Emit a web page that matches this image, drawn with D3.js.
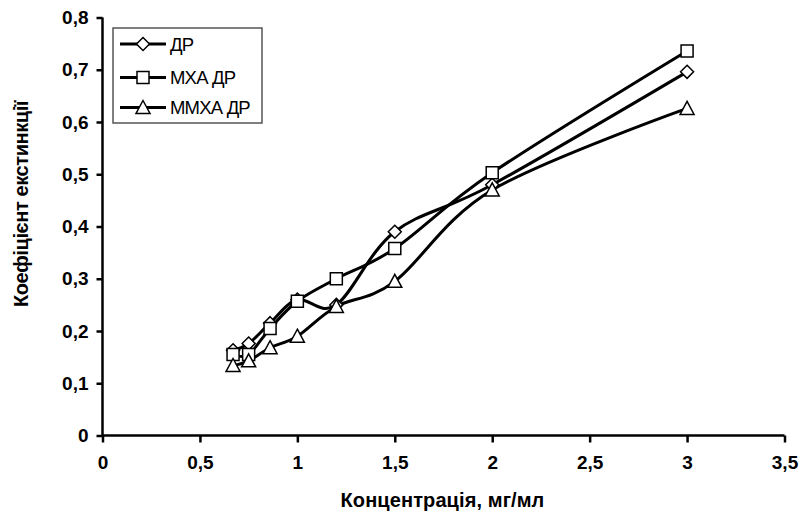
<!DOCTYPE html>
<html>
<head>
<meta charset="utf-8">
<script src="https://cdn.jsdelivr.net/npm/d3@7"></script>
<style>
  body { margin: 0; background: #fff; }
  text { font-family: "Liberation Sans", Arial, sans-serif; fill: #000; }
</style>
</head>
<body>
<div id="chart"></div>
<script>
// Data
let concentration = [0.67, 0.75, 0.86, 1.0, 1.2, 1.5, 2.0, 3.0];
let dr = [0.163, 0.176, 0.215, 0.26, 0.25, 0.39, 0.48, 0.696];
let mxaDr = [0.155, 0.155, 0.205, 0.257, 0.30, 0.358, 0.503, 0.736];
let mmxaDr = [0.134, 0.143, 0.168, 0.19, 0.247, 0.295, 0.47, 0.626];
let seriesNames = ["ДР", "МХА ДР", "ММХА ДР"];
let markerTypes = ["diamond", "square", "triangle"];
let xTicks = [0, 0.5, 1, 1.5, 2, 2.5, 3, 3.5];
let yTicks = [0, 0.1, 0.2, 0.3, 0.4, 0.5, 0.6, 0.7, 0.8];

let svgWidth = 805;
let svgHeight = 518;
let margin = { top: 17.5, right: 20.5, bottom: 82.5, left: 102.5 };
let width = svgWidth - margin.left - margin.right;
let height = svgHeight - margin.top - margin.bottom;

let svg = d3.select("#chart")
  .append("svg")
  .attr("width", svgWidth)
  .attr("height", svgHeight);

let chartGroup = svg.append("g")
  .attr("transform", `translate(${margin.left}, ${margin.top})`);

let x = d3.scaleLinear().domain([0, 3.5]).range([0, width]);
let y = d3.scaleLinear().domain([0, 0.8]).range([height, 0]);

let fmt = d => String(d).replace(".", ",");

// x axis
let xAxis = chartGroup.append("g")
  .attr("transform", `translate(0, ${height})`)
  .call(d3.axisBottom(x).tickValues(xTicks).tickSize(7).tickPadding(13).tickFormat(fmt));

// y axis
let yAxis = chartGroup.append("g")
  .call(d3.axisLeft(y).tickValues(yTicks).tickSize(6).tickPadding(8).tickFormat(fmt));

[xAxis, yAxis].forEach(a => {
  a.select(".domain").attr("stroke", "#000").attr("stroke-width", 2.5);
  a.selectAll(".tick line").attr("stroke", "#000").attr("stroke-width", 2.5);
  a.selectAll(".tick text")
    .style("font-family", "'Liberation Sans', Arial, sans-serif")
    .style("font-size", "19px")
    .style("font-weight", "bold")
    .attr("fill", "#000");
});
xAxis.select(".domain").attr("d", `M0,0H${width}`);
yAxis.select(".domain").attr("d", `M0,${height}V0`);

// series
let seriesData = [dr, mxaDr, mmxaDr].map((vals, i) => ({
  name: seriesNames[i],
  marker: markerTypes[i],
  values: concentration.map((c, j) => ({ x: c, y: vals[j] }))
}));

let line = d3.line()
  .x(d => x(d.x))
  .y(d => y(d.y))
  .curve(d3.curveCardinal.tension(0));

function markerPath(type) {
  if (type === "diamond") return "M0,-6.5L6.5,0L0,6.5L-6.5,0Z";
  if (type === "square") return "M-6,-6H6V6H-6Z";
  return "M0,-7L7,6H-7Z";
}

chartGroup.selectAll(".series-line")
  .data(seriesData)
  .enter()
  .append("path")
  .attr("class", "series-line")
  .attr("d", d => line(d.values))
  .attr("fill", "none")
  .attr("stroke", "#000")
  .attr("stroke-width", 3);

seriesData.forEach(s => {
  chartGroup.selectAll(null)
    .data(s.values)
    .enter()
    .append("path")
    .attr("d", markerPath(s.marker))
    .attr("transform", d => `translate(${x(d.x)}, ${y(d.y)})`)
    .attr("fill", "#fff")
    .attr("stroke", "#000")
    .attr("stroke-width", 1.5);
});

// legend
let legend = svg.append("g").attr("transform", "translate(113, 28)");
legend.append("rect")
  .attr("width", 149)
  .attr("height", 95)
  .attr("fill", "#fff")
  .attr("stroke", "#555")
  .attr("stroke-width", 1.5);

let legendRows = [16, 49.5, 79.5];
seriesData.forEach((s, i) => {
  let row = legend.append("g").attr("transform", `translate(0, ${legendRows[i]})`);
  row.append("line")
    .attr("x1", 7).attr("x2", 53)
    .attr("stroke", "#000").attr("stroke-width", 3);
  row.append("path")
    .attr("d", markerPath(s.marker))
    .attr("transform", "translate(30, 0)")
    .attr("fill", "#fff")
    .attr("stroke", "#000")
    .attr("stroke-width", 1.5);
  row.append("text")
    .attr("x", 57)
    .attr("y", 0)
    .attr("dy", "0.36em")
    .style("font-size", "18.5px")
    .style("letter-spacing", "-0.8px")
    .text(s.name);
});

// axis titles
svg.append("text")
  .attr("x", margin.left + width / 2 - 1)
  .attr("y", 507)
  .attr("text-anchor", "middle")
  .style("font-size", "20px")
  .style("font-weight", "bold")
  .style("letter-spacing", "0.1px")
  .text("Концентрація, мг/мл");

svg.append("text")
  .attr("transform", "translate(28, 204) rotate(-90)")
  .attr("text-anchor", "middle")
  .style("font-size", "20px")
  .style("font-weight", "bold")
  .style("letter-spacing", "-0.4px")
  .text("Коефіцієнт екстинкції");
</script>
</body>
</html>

--------------------

■ **REQUEST**
Return the listing above word for word, with the pictures removed.

■ **RESULT**
Emit a web page that matches this image, drawn with D3.js.
<!DOCTYPE html>
<html>
<head>
<meta charset="utf-8">
<script src="https://cdn.jsdelivr.net/npm/d3@7"></script>
<style>
  body { margin: 0; background: #fff; }
  text { font-family: "Liberation Sans", Arial, sans-serif; fill: #000; }
</style>
</head>
<body>
<div id="chart"></div>
<script>
// Data
let concentration = [0.67, 0.75, 0.86, 1.0, 1.2, 1.5, 2.0, 3.0];
let dr = [0.163, 0.176, 0.215, 0.26, 0.25, 0.39, 0.48, 0.696];
let mxaDr = [0.155, 0.155, 0.205, 0.257, 0.30, 0.358, 0.503, 0.736];
let mmxaDr = [0.134, 0.143, 0.168, 0.19, 0.247, 0.295, 0.47, 0.626];
let seriesNames = ["ДР", "МХА ДР", "ММХА ДР"];
let markerTypes = ["diamond", "square", "triangle"];
let xTicks = [0, 0.5, 1, 1.5, 2, 2.5, 3, 3.5];
let yTicks = [0, 0.1, 0.2, 0.3, 0.4, 0.5, 0.6, 0.7, 0.8];

let svgWidth = 805;
let svgHeight = 518;
let margin = { top: 17.5, right: 20.5, bottom: 82.5, left: 102.5 };
let width = svgWidth - margin.left - margin.right;
let height = svgHeight - margin.top - margin.bottom;

let svg = d3.select("#chart")
  .append("svg")
  .attr("width", svgWidth)
  .attr("height", svgHeight);

let chartGroup = svg.append("g")
  .attr("transform", `translate(${margin.left}, ${margin.top})`);

let x = d3.scaleLinear().domain([0, 3.5]).range([0, width]);
let y = d3.scaleLinear().domain([0, 0.8]).range([height, 0]);

let fmt = d => String(d).replace(".", ",");

// x axis
let xAxis = chartGroup.append("g")
  .attr("transform", `translate(0, ${height})`)
  .call(d3.axisBottom(x).tickValues(xTicks).tickSize(7).tickPadding(13).tickFormat(fmt));

// y axis
let yAxis = chartGroup.append("g")
  .call(d3.axisLeft(y).tickValues(yTicks).tickSize(6).tickPadding(8).tickFormat(fmt));

[xAxis, yAxis].forEach(a => {
  a.select(".domain").attr("stroke", "#000").attr("stroke-width", 2.5);
  a.selectAll(".tick line").attr("stroke", "#000").attr("stroke-width", 2.5);
  a.selectAll(".tick text")
    .style("font-family", "'Liberation Sans', Arial, sans-serif")
    .style("font-size", "19px")
    .style("font-weight", "bold")
    .attr("fill", "#000");
});
xAxis.select(".domain").attr("d", `M0,0H${width}`);
yAxis.select(".domain").attr("d", `M0,${height}V0`);

// series
let seriesData = [dr, mxaDr, mmxaDr].map((vals, i) => ({
  name: seriesNames[i],
  marker: markerTypes[i],
  values: concentration.map((c, j) => ({ x: c, y: vals[j] }))
}));

let line = d3.line()
  .x(d => x(d.x))
  .y(d => y(d.y))
  .curve(d3.curveCardinal.tension(0));

function markerPath(type) {
  if (type === "diamond") return "M0,-6.5L6.5,0L0,6.5L-6.5,0Z";
  if (type === "square") return "M-6,-6H6V6H-6Z";
  return "M0,-7L7,6H-7Z";
}

chartGroup.selectAll(".series-line")
  .data(seriesData)
  .enter()
  .append("path")
  .attr("class", "series-line")
  .attr("d", d => line(d.values))
  .attr("fill", "none")
  .attr("stroke", "#000")
  .attr("stroke-width", 3);

seriesData.forEach(s => {
  chartGroup.selectAll(null)
    .data(s.values)
    .enter()
    .append("path")
    .attr("d", markerPath(s.marker))
    .attr("transform", d => `translate(${x(d.x)}, ${y(d.y)})`)
    .attr("fill", "#fff")
    .attr("stroke", "#000")
    .attr("stroke-width", 1.5);
});

// legend
let legend = svg.append("g").attr("transform", "translate(113, 28)");
legend.append("rect")
  .attr("width", 149)
  .attr("height", 95)
  .attr("fill", "#fff")
  .attr("stroke", "#555")
  .attr("stroke-width", 1.5);

let legendRows = [16, 49.5, 79.5];
seriesData.forEach((s, i) => {
  let row = legend.append("g").attr("transform", `translate(0, ${legendRows[i]})`);
  row.append("line")
    .attr("x1", 7).attr("x2", 53)
    .attr("stroke", "#000").attr("stroke-width", 3);
  row.append("path")
    .attr("d", markerPath(s.marker))
    .attr("transform", "translate(30, 0)")
    .attr("fill", "#fff")
    .attr("stroke", "#000")
    .attr("stroke-width", 1.5);
  row.append("text")
    .attr("x", 57)
    .attr("y", 0)
    .attr("dy", "0.36em")
    .style("font-size", "18.5px")
    .style("letter-spacing", "-0.8px")
    .text(s.name);
});

// axis titles
svg.append("text")
  .attr("x", margin.left + width / 2 - 1)
  .attr("y", 507)
  .attr("text-anchor", "middle")
  .style("font-size", "20px")
  .style("font-weight", "bold")
  .style("letter-spacing", "0.1px")
  .text("Концентрація, мг/мл");

svg.append("text")
  .attr("transform", "translate(28, 204) rotate(-90)")
  .attr("text-anchor", "middle")
  .style("font-size", "20px")
  .style("font-weight", "bold")
  .style("letter-spacing", "-0.4px")
  .text("Коефіцієнт екстинкції");
</script>
</body>
</html>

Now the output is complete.